Deintensification of Routine Medical ServicesThe Next Frontier for Improving Care Quality

Author Affiliations
  • 1Veterans Affairs Center for Clinical Management Research, Veterans Affairs Ann Arbor Healthcare System, University of Michigan Medical School, and Institute for Healthcare Policy and Innovation, Ann Arbor

Copyright 2016 American Medical Association. All Rights Reserved. Applicable FARS/DFARS Restrictions Apply to Government Use.

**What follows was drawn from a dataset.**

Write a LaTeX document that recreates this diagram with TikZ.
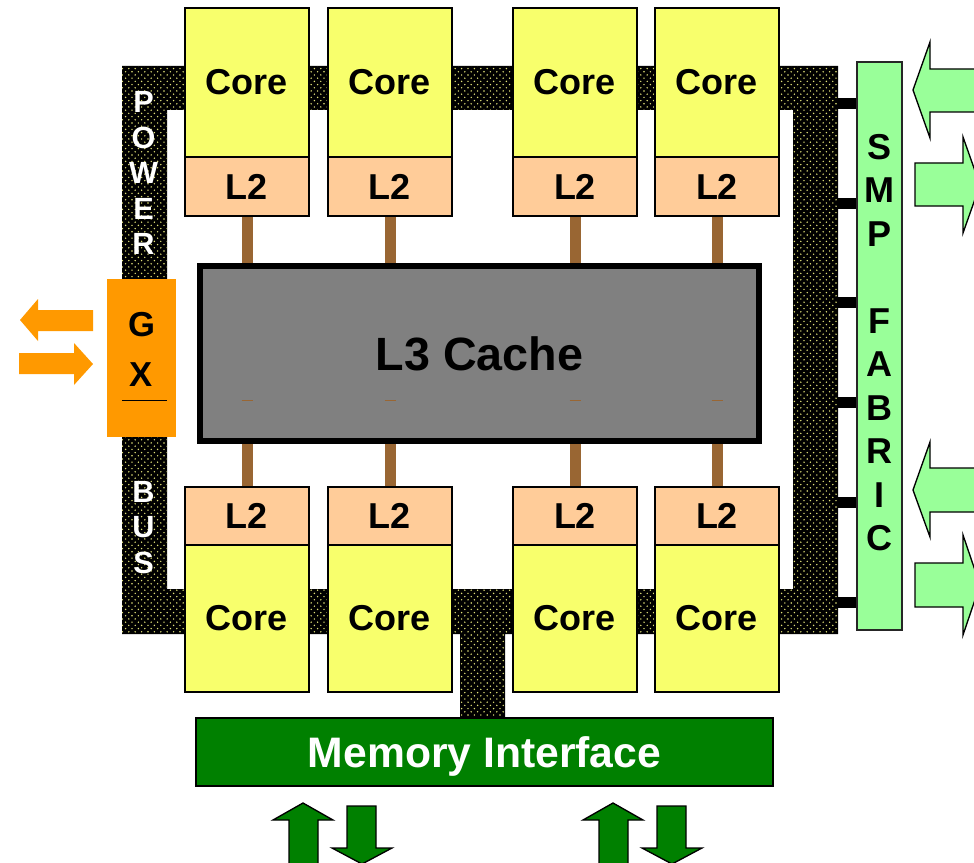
\documentclass[tikz,border=0pt]{standalone}
\usepackage{fontspec}
\setmainfont{Liberation Sans}
\usetikzlibrary{patterns}
\pgfdeclarepatternformonly{busdots}{\pgfqpoint{-1pt}{-1pt}}{\pgfqpoint{4pt}{4pt}}{\pgfqpoint{4.8pt}{4.8pt}}{%
  \pgfpathcircle{\pgfqpoint{0.6pt}{0.6pt}}{0.6pt}\pgfusepath{fill}%
  \pgfpathcircle{\pgfqpoint{3pt}{3pt}}{0.6pt}\pgfusepath{fill}}
\definecolor{coreY}{RGB}{248,255,108}
\definecolor{ltwo}{RGB}{255,204,153}
\definecolor{lthree}{RGB}{128,128,128}
\definecolor{brownc}{RGB}{153,102,51}
\definecolor{gxor}{RGB}{255,153,0}
\definecolor{smpg}{RGB}{153,255,153}
\definecolor{memg}{RGB}{0,128,0}
\definecolor{dotc}{RGB}{225,225,120}
\tikzset{
  busfill/.style={preaction={fill=black}, pattern=busdots, pattern color=dotc},
  corebox/.style={draw=black, line width=1.5pt, fill=coreY, inner sep=0pt,
    minimum width=93pt, font=\fontsize{27}{32}\selectfont\bfseries},
  ltwobox/.style={draw=black, line width=1.5pt, fill=ltwo, inner sep=0pt,
    minimum width=93pt, font=\fontsize{27}{32}\selectfont\bfseries},
  lthreebox/.style={draw=black, line width=4.5pt, fill=lthree, inner sep=0pt,
    minimum width=419.25pt, minimum height=131.25pt, font=\fontsize{35}{40}\selectfont\bfseries},
  brownbar/.style={draw=brownc, line width=8.25pt},
  letterw/.style={text=white, inner sep=0pt, font=\fontsize{23}{26}\selectfont\bfseries},
  letterk/.style={text=black, inner sep=0pt, font=\fontsize{27}{32}\selectfont\bfseries},
  bigarrow/.style={draw=black, line width=1pt, line join=miter},
}
\begin{document}
\begin{tikzpicture}[x=0.75pt,y=-0.75pt]
\useasboundingbox (0,0) rectangle (974,863);
\clip (0,0) rectangle (974,863);

% power bus
\fill[busfill] (122,66) rectangle (838,110) (122,66) rectangle (167,634)
  (793,66) rectangle (838,634) (122,589) rectangle (838,634)
  (460,589) rectangle (505,718);
\foreach \yy in {104,203,302,402,502,602}
  \fill[black] (838,\yy-5.5) rectangle (857,\yy+5.5);

\foreach \l/\yy [count=\i] in {P/101.5,O/138,W/172.5,E/208.5,R/243.5}
  \node[letterw] (pw\i) at (143.5,\yy) {\l};
\foreach \l/\yy [count=\i] in {B/492,U/527.5,S/563}
  \node[letterw] (bs\i) at (143.5,\yy) {\l};

% cores and L2
\foreach \x [count=\i] in {247,390,575,717} {
  \node[corebox, minimum height=111.75pt] (tc\i) at (\x,82.5) {Core};
  \node[ltwobox, minimum height=44.25pt] (tl\i) at (\x,186.5) {L2};
  \node[ltwobox, minimum height=43.5pt] (bl\i) at (\x,516) {L2};
  \node[corebox, minimum height=110.25pt] (bc\i) at (\x,618.5) {Core};
}

% L3
\node[lthreebox] (l3) at (479.5,353.5) {L3 Cache};
\foreach \i in {1,...,4} {
  \draw[brownbar] (tl\i.south) -- (tl\i.south |- l3.north);
  \draw[brownbar] (bl\i.north |- l3.south) -- (bl\i.north);
}
\foreach \x in {247,390,575,717}
  \draw[brownc, line width=0.75pt] (\x-5.5,400) -- (\x+5.5,400);

% GX
\node[fill=gxor, inner sep=0pt, minimum width=51.75pt, minimum height=118.5pt] (gx) at (141.5,358) {};
\node[letterk, font=\fontsize{26}{30}\selectfont\bfseries] (gxg) at (141.5,324.5) {G};
\node[letterk, font=\fontsize{26}{30}\selectfont\bfseries] (gxx) at (141.5,375) {X};
\draw[line width=0.75pt] (122,400) -- (167,400);
\fill[gxor] (20,320) -- (38,299) -- (38,310) -- (93,310) -- (93,331) -- (38,331) -- (38,341) -- cycle;
\fill[gxor] (19,353) -- (74,353) -- (74,343) -- (93,364) -- (74,385) -- (74,374) -- (19,374) -- cycle;

% SMP fabric
\node[draw=black!85, line width=1.2pt, fill=smpg, inner sep=0pt, minimum width=33.75pt, minimum height=426pt] (smp) at (879.5,346) {};
\foreach \l/\yy [count=\i] in {S/147,M/190.5,P/234,F/321,A/364.5,B/408,R/451.5,I/495,C/538.5}
  \node[letterk] (sm\i) at (879.5,\yy) {\l};

\draw[bigarrow, fill=smpg] (913,90) -- (930,42) -- (930,69) -- (990,69) -- (990,112) -- (930,112) -- (930,138) -- cycle;
\draw[bigarrow, fill=smpg] (915,163) -- (963,163) -- (963,137) -- (980,185) -- (963,233) -- (963,206) -- (915,206) -- cycle;
\draw[bigarrow, fill=smpg] (913,490) -- (930,442) -- (930,468) -- (990,468) -- (990,512) -- (930,512) -- (930,537) -- cycle;
\draw[bigarrow, fill=smpg] (915,563) -- (963,563) -- (963,535) -- (980,585) -- (963,635) -- (963,607) -- (915,607) -- cycle;

% memory interface
\node[draw=black, line width=1.5pt, fill=memg, inner sep=0pt, minimum width=432.75pt, minimum height=51pt,
  text=white, text depth=0pt, font=\fontsize{32}{36}\selectfont\bfseries] (mem) at (484.5,752) {Memory Interface};

\foreach \ux/\dx in {303/362,613/672} {
  \draw[bigarrow, fill=memg] (\ux,803) -- (\ux+30,820) -- (\ux+15,820) -- (\ux+15,880) -- (\ux-14,880) -- (\ux-14,820) -- (\ux-30,820) -- cycle;
  \draw[bigarrow, fill=memg] (\dx-15,806) -- (\dx+14,806) -- (\dx+14,848) -- (\dx+30,848) -- (\dx,864) -- (\dx-30,848) -- (\dx-15,848) -- cycle;
}
\end{tikzpicture}
\end{document}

JAMA Intern Med. 2016;176(7):978-980. doi:10.1001/jamainternmed.2016.2292

The study by McCoy and colleagues1 in this issue of JAMA Internal Medicine adds to an increasing body of research24 that older patients with type 2 diabetes mellitus often receive unnecessarily intensive treatment. The authors found that nearly 20% of patients with clinical complexity (75 years or older or with multiple comorbidities) with a hemoglobin A1c (HbA1c) level less than 7.0% are receiving intensive oral treatment regimens (they excluded patients taking insulin at baseline). Furthermore, patients with clinical complexity had a higher likelihood of severe hypoglycemia, even if their treatments did not meet the definition of high intensity. The results were consistent regardless of medications used, although one-third of patients with clinical complexity were treated with sulfonylureas, despite guidelines advising against their use. Moreover, more than three-quarters of intensively treated patients did not have their treatments deintensified after testing revealed a low HbA1c level. This finding is consistent with research by Sussman et al,5 who found that once intensive treatments are started, even older patients with very tight control (eg, HbA1c level <6.0%) rarely have medications deintensified.